Details
Diff Detail
- Repository
- R1 dagster
- Branch
- rl/test-speedup (branched from master)
- Lint
No Lint Coverage - Unit
No Test Coverage
Event Timeline
@max has tried this before, and we had to revert it due to increased flakiness. It does seem to have worked here though, so maybe unrelated fixes have fixed the flakiness?
let's kick off some more runs just to see how this holds up against flakiness. was honestly expecting more of an performance gain - current tests are running at around 20-23m and this went to 19m. not a bad win, but will probably need to apply this to all tox.ini files
probably need to apply this to all tox.ini files
the long poll of the build suite is core_tests which depends on the step to build the test image. I am not sure why core depends on the test image build where most of the other tests do not.
https://buildkite.com/dagster/dagster-diffs/builds/18738/waterfall
https://buildkite.com/dagster/dagster-diffs/builds/18738/dag
This diff would get us ~15% speed up for low effort assuming its stable, though it looks like we caught 1 failure 6 runs.

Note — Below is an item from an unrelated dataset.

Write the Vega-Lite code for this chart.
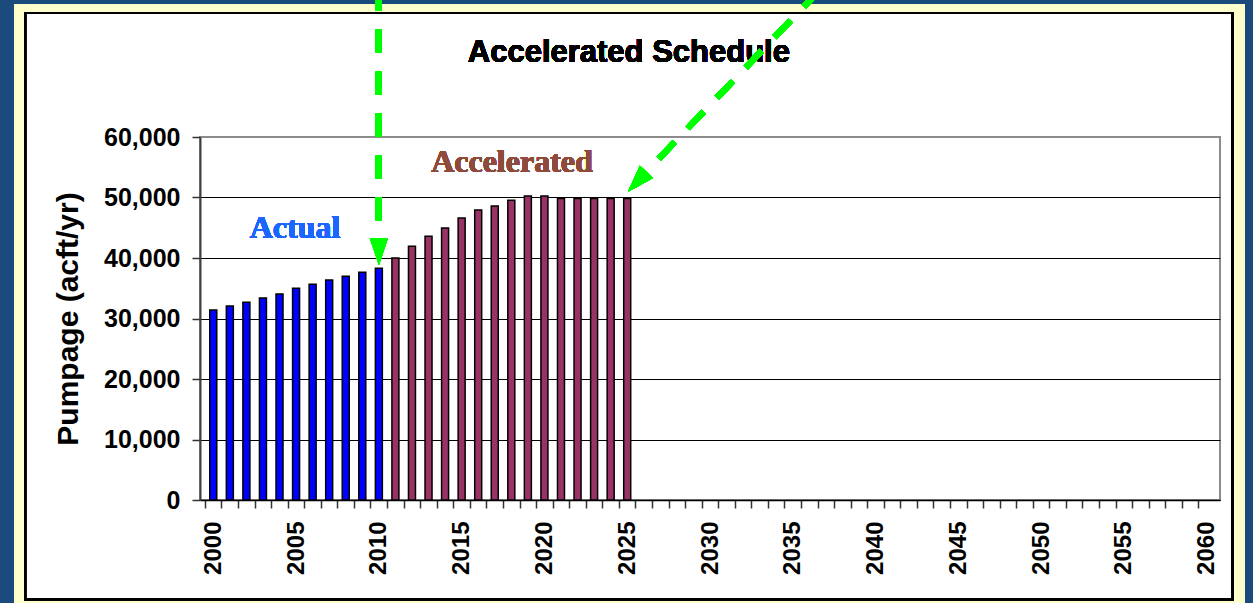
{
  "$schema": "https://vega.github.io/schema/vega-lite/v6.json",
  "width": 1020,
  "height": 363,
  "autosize": {"type": "none"},
  "padding": {"left": 200, "top": 137, "right": 33, "bottom": 103},
  "background": "white",
  "config": {
    "font": "Liberation Sans",
    "view": {"stroke": "#8c8c8c", "strokeWidth": 2, "fill": "white"}
  },
  "resolve": {"axis": {"x": "independent", "y": "independent"}},
  "data": {
    "values": [
      {"year": 2000, "pumpage": 31400, "period": "Actual"},
      {"year": 2001, "pumpage": 32050, "period": "Actual"},
      {"year": 2002, "pumpage": 32700, "period": "Actual"},
      {"year": 2003, "pumpage": 33400, "period": "Actual"},
      {"year": 2004, "pumpage": 34050, "period": "Actual"},
      {"year": 2005, "pumpage": 35000, "period": "Actual"},
      {"year": 2006, "pumpage": 35650, "period": "Actual"},
      {"year": 2007, "pumpage": 36350, "period": "Actual"},
      {"year": 2008, "pumpage": 37000, "period": "Actual"},
      {"year": 2009, "pumpage": 37650, "period": "Actual"},
      {"year": 2010, "pumpage": 38300, "period": "Actual"},
      {"year": 2011, "pumpage": 40000, "period": "Accelerated"},
      {"year": 2012, "pumpage": 41950, "period": "Accelerated"},
      {"year": 2013, "pumpage": 43600, "period": "Accelerated"},
      {"year": 2014, "pumpage": 44950, "period": "Accelerated"},
      {"year": 2015, "pumpage": 46600, "period": "Accelerated"},
      {"year": 2016, "pumpage": 47950, "period": "Accelerated"},
      {"year": 2017, "pumpage": 48600, "period": "Accelerated"},
      {"year": 2018, "pumpage": 49550, "period": "Accelerated"},
      {"year": 2019, "pumpage": 50250, "period": "Accelerated"},
      {"year": 2020, "pumpage": 50250, "period": "Accelerated"},
      {"year": 2021, "pumpage": 49850, "period": "Accelerated"},
      {"year": 2022, "pumpage": 49850, "period": "Accelerated"},
      {"year": 2023, "pumpage": 49850, "period": "Accelerated"},
      {"year": 2024, "pumpage": 49850, "period": "Accelerated"},
      {"year": 2025, "pumpage": 49850, "period": "Accelerated"}
    ]
  },
  "layer": [
    {
      "mark": {"type": "rect", "fillOpacity": 0, "stroke": "#ffffcc", "strokeWidth": 12},
      "encoding": {
        "x": {"datum": 1988.215, "type": "quantitative", "axis": null},
        "x2": {"datum": 2061.977},
        "y": {"datum": 81603, "type": "quantitative", "axis": null},
        "y2": {"datum": -17570}
      }
    },
    {
      "mark": {"type": "rect", "fillOpacity": 0, "stroke": "#1b4a7d", "strokeWidth": 14},
      "encoding": {
        "x": {"datum": 1987.539, "type": "quantitative", "axis": null},
        "x2": {"datum": 2062.772},
        "y": {"datum": 83256, "type": "quantitative", "axis": null},
        "y2": {"datum": -23140}
      }
    },
    {
      "mark": {"type": "rect", "fillOpacity": 0, "stroke": "black", "strokeWidth": 2},
      "encoding": {
        "x": {"datum": 1988.634, "type": "quantitative", "axis": null},
        "x2": {"datum": 2061.576},
        "y": {"datum": 80496, "type": "quantitative", "axis": null},
        "y2": {"datum": -16446}
      }
    },
    {
      "mark": {"type": "bar", "orient": "vertical", "width": 7, "stroke": "black", "strokeWidth": 1.5},
      "encoding": {
        "x": {
          "field": "year",
          "type": "quantitative",
          "scale": {"domain": [1999.5, 2060.5], "nice": false, "zero": false},
          "axis": {
            "title": null,
            "values": [2000, 2001, 2002, 2003, 2004, 2005, 2006, 2007, 2008, 2009, 2010, 2011, 2012, 2013, 2014, 2015, 2016, 2017, 2018, 2019, 2020, 2021, 2022, 2023, 2024, 2025, 2026, 2027, 2028, 2029, 2030, 2031, 2032, 2033, 2034, 2035, 2036, 2037, 2038, 2039, 2040, 2041, 2042, 2043, 2044, 2045, 2046, 2047, 2048, 2049, 2050, 2051, 2052, 2053, 2054, 2055, 2056, 2057, 2058, 2059, 2060, 2061],
            "format": "d",
            "labelExpr": "(datum.value % 5 === 0 && datum.value <= 2060) ? datum.label : ''",
            "labelAngle": 270,
            "labelAlign": "right",
            "labelBaseline": "middle",
            "labelFont": "Liberation Sans",
            "labelFontSize": 24,
            "labelFontWeight": "bold",
            "labelColor": "black",
            "labelPadding": 13,
            "labelOverlap": false,
            "labelFlush": false,
            "labelBound": false,
            "tickSize": 8,
            "tickColor": "#333333",
            "tickWidth": 1.5,
            "tickOffset": -8.36,
            "labelOffset": 8.36,
            "domainColor": "black",
            "domainWidth": 1.5,
            "grid": false
          }
        },
        "y": {
          "field": "pumpage",
          "type": "quantitative",
          "stack": null,
          "scale": {"domain": [0, 60000], "nice": false},
          "axis": {
            "title": "Pumpage (acft/yr)",
            "values": [0, 10000, 20000, 30000, 40000, 50000, 60000],
            "format": ",d",
            "labelFont": "Liberation Sans",
            "labelFontSize": 25,
            "labelFontWeight": "bold",
            "labelColor": "black",
            "labelPadding": 12,
            "tickSize": 8,
            "tickColor": "#333333",
            "tickWidth": 1.5,
            "domainColor": "#404040",
            "domainWidth": 2,
            "grid": true,
            "gridColor": {"condition": {"test": "datum.value >= 60000", "value": "#8c8c8c"}, "value": "black"},
            "gridWidth": 1,
            "titleFont": "Liberation Sans",
            "titleFontSize": 30,
            "titleFontWeight": "bold",
            "titleColor": "black",
            "titlePadding": 20
          }
        },
        "color": {
          "field": "period",
          "type": "nominal",
          "scale": {"domain": ["Actual", "Accelerated"], "range": ["#0000ff", "#993366"]},
          "legend": null
        }
      }
    },
    {
      "mark": {"type": "text", "text": "Accelerated Schedule", "font": "Liberation Sans", "fontSize": 31, "fontWeight": "bold", "fill": "black", "align": "center", "baseline": "alphabetic"},
      "encoding": {
        "x": {"datum": 2025.1, "type": "quantitative", "axis": null},
        "y": {"datum": 72397, "type": "quantitative", "axis": null}
      }
    },
    {
      "mark": {"type": "text", "text": "Accelerated", "font": "Liberation Serif", "fontSize": 32, "fontWeight": "bold", "fill": "#8f4a3c", "align": "center", "baseline": "alphabetic"},
      "encoding": {
        "x": {"datum": 2018.04, "type": "quantitative", "axis": null},
        "y": {"datum": 54264, "type": "quantitative", "axis": null}
      }
    },
    {
      "mark": {"type": "text", "text": "Actual", "font": "Liberation Serif", "fontSize": 32, "fontWeight": "bold", "fill": "#1a66ff", "align": "center", "baseline": "alphabetic"},
      "encoding": {
        "x": {"datum": 2004.94, "type": "quantitative", "axis": null},
        "y": {"datum": 43306, "type": "quantitative", "axis": null}
      }
    },
    {
      "mark": {"type": "rule", "color": "#00ff00", "strokeWidth": 6, "strokeDash": [23, 19], "strokeCap": "butt"},
      "encoding": {
        "x": {"datum": 2010, "type": "quantitative", "axis": null},
        "y": {"datum": 84711, "type": "quantitative", "axis": null},
        "y2": {"datum": 43306}
      }
    },
    {
      "mark": {"type": "rule", "color": "#00ff00", "strokeWidth": 6, "strokeDash": [23, 19], "strokeCap": "butt"},
      "encoding": {
        "x": {"datum": 2036.62, "type": "quantitative", "axis": null},
        "x2": {"datum": 2026.29},
        "y": {"datum": 84297, "type": "quantitative", "axis": null},
        "y2": {"datum": 54628}
      }
    },
    {
      "mark": {"type": "point", "shape": "M-0.667,-1L0.667,-1L0,1Z", "size": 729, "filled": true, "color": "#00ff00", "opacity": 1, "strokeWidth": 0, "angle": 0},
      "encoding": {
        "x": {"datum": 2010, "type": "quantitative", "axis": null},
        "y": {"datum": 41074, "type": "quantitative", "axis": null}
      }
    },
    {
      "mark": {"type": "point", "shape": "M-0.667,-1L0.667,-1L0,1Z", "size": 729, "filled": true, "color": "#00ff00", "opacity": 1, "strokeWidth": 0, "angle": 43},
      "encoding": {
        "x": {"datum": 2025.605, "type": "quantitative", "axis": null},
        "y": {"datum": 52595, "type": "quantitative", "axis": null}
      }
    }
  ]
}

To get the total test suite time down, I think getting the subset of core_tests that need the test image in to their own test suite could go a long way
yeah I think the failure in https://buildkite.com/dagster/dagster-diffs/builds/18742#6bddd65b-2c1f-4201-9776-5675ec89abf6 is representative of last time we tried this unfortunately. It kind of makes sense that tests that involve processes and interrupts would interfere with each other sometimes when running in different threads in the same process.

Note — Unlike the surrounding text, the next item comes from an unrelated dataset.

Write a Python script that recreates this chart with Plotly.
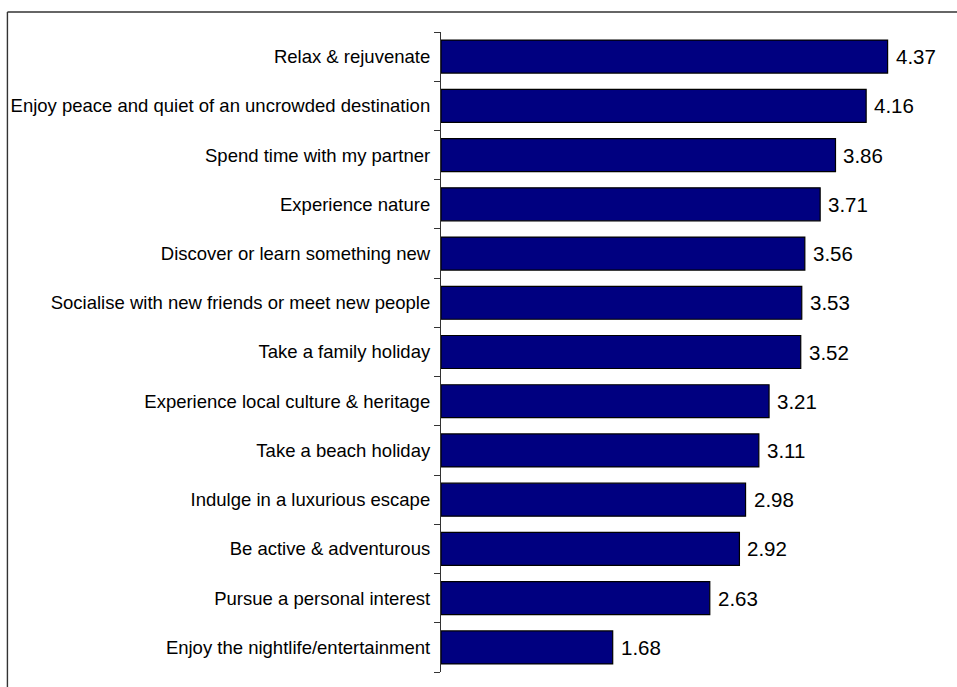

I think one thing we could do is take tests that depend on spinning up subprocesses or threads and move those into integration_tests, and be more aggro about what we run on every diff as fast unit tests (trading off completeness for test speed basically). Most of dagster-graphql should probably be considered an integration test, for example, and the tests in that failure that spin up actual gRPC subprocesses probably should be considered integration tests. That's a much bigger overhaul though. A lot of those tests probably overlap with the top slowest tests in alex's other diff thuogh.
This definitely looks cleaner than the last time I tried it. I'd want to see ~100 test runs succeed before approving this. The failure above might be due to a conflict with the GRPC generation test, test_compiled_protobuf, which could definitely be isolated but is definitely not isolated at present. As you've discovered, the big wins in test time will come from more intelligent use of fixtures and from writing more true unit tests, not from multiprocessing.